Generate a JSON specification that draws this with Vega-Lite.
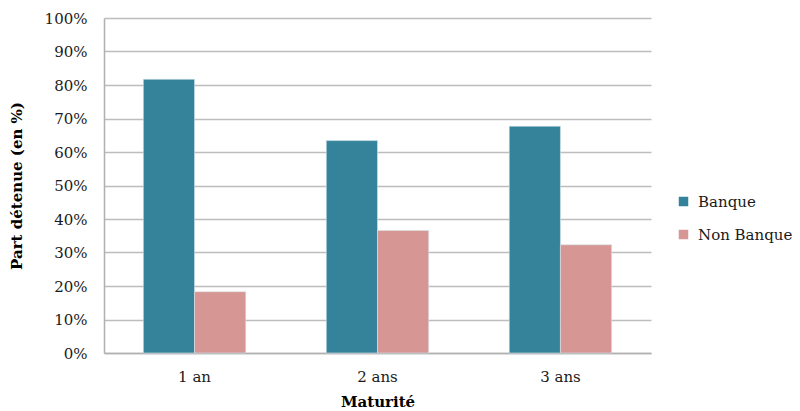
{
  "$schema": "https://vega.github.io/schema/vega-lite/v6.json",
  "width": 547,
  "height": 335,
  "autosize": {"type": "none"},
  "padding": {"left": 104, "top": 18, "right": 149, "bottom": 58},
  "background": "white",
  "config": {
    "font": "DejaVu Serif",
    "view": {"stroke": null}
  },
  "data": {
    "values": [
      {"maturite": "1 an", "type": "Banque", "part": 0.817},
      {"maturite": "1 an", "type": "Non Banque", "part": 0.183},
      {"maturite": "2 ans", "type": "Banque", "part": 0.634},
      {"maturite": "2 ans", "type": "Non Banque", "part": 0.366},
      {"maturite": "3 ans", "type": "Banque", "part": 0.677},
      {"maturite": "3 ans", "type": "Non Banque", "part": 0.323}
    ]
  },
  "mark": {"type": "bar", "stroke": "#d6e6ec", "strokeWidth": 0.6},
  "encoding": {
    "x": {
      "field": "maturite",
      "type": "nominal",
      "sort": ["1 an", "2 ans", "3 ans"],
      "scale": {"paddingInner": 0.44, "paddingOuter": 0.215},
      "axis": {
        "title": "Maturité",
        "titleFont": "DejaVu Serif",
        "titleFontSize": 15,
        "titleFontWeight": "bold",
        "titleColor": "#000000",
        "titlePadding": 10,
        "labelAngle": 0,
        "labelFontSize": 15,
        "labelColor": "#1a1a1a",
        "labelPadding": 16,
        "ticks": false,
        "domainColor": "#b0b0b0",
        "domainWidth": 1.5
      }
    },
    "xOffset": {"field": "type", "type": "nominal", "sort": ["Banque", "Non Banque"]},
    "y": {
      "field": "part",
      "type": "quantitative",
      "scale": {"domain": [0, 1]},
      "axis": {
        "title": "Part détenue (en %)",
        "titleFont": "DejaVu Serif",
        "titleFontSize": 15,
        "titleFontWeight": "bold",
        "titleColor": "#000000",
        "titlePadding": 20,
        "format": ".0%",
        "values": [0, 0.1, 0.2, 0.3, 0.4, 0.5, 0.6, 0.7, 0.8, 0.9, 1],
        "labelFontSize": 15,
        "labelColor": "#1a1a1a",
        "labelPadding": 17,
        "ticks": false,
        "grid": true,
        "gridColor": "#bdbdbd",
        "gridWidth": 1.5,
        "domainColor": "#b0b0b0",
        "domainWidth": 1.5
      }
    },
    "color": {
      "field": "type",
      "type": "nominal",
      "scale": {"domain": ["Banque", "Non Banque"], "range": ["#35839a", "#d69694"]},
      "legend": {
        "title": null,
        "orient": "none",
        "legendX": 572,
        "legendY": 176,
        "symbolType": "square",
        "symbolSize": 90,
        "symbolStrokeWidth": 0,
        "labelFontSize": 15,
        "labelColor": "#1a1a1a",
        "rowPadding": 17,
        "labelOffset": 7
      }
    }
  }
}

Your goal = Write out the material above once more, exactly as it reads, with no pictures.

Answer to this task =
Generate a JSON specification that draws this with Vega-Lite.
{
  "$schema": "https://vega.github.io/schema/vega-lite/v6.json",
  "width": 547,
  "height": 335,
  "autosize": {"type": "none"},
  "padding": {"left": 104, "top": 18, "right": 149, "bottom": 58},
  "background": "white",
  "config": {
    "font": "DejaVu Serif",
    "view": {"stroke": null}
  },
  "data": {
    "values": [
      {"maturite": "1 an", "type": "Banque", "part": 0.817},
      {"maturite": "1 an", "type": "Non Banque", "part": 0.183},
      {"maturite": "2 ans", "type": "Banque", "part": 0.634},
      {"maturite": "2 ans", "type": "Non Banque", "part": 0.366},
      {"maturite": "3 ans", "type": "Banque", "part": 0.677},
      {"maturite": "3 ans", "type": "Non Banque", "part": 0.323}
    ]
  },
  "mark": {"type": "bar", "stroke": "#d6e6ec", "strokeWidth": 0.6},
  "encoding": {
    "x": {
      "field": "maturite",
      "type": "nominal",
      "sort": ["1 an", "2 ans", "3 ans"],
      "scale": {"paddingInner": 0.44, "paddingOuter": 0.215},
      "axis": {
        "title": "Maturité",
        "titleFont": "DejaVu Serif",
        "titleFontSize": 15,
        "titleFontWeight": "bold",
        "titleColor": "#000000",
        "titlePadding": 10,
        "labelAngle": 0,
        "labelFontSize": 15,
        "labelColor": "#1a1a1a",
        "labelPadding": 16,
        "ticks": false,
        "domainColor": "#b0b0b0",
        "domainWidth": 1.5
      }
    },
    "xOffset": {"field": "type", "type": "nominal", "sort": ["Banque", "Non Banque"]},
    "y": {
      "field": "part",
      "type": "quantitative",
      "scale": {"domain": [0, 1]},
      "axis": {
        "title": "Part détenue (en %)",
        "titleFont": "DejaVu Serif",
        "titleFontSize": 15,
        "titleFontWeight": "bold",
        "titleColor": "#000000",
        "titlePadding": 20,
        "format": ".0%",
        "values": [0, 0.1, 0.2, 0.3, 0.4, 0.5, 0.6, 0.7, 0.8, 0.9, 1],
        "labelFontSize": 15,
        "labelColor": "#1a1a1a",
        "labelPadding": 17,
        "ticks": false,
        "grid": true,
        "gridColor": "#bdbdbd",
        "gridWidth": 1.5,
        "domainColor": "#b0b0b0",
        "domainWidth": 1.5
      }
    },
    "color": {
      "field": "type",
      "type": "nominal",
      "scale": {"domain": ["Banque", "Non Banque"], "range": ["#35839a", "#d69694"]},
      "legend": {
        "title": null,
        "orient": "none",
        "legendX": 572,
        "legendY": 176,
        "symbolType": "square",
        "symbolSize": 90,
        "symbolStrokeWidth": 0,
        "labelFontSize": 15,
        "labelColor": "#1a1a1a",
        "rowPadding": 17,
        "labelOffset": 7
      }
    }
  }
}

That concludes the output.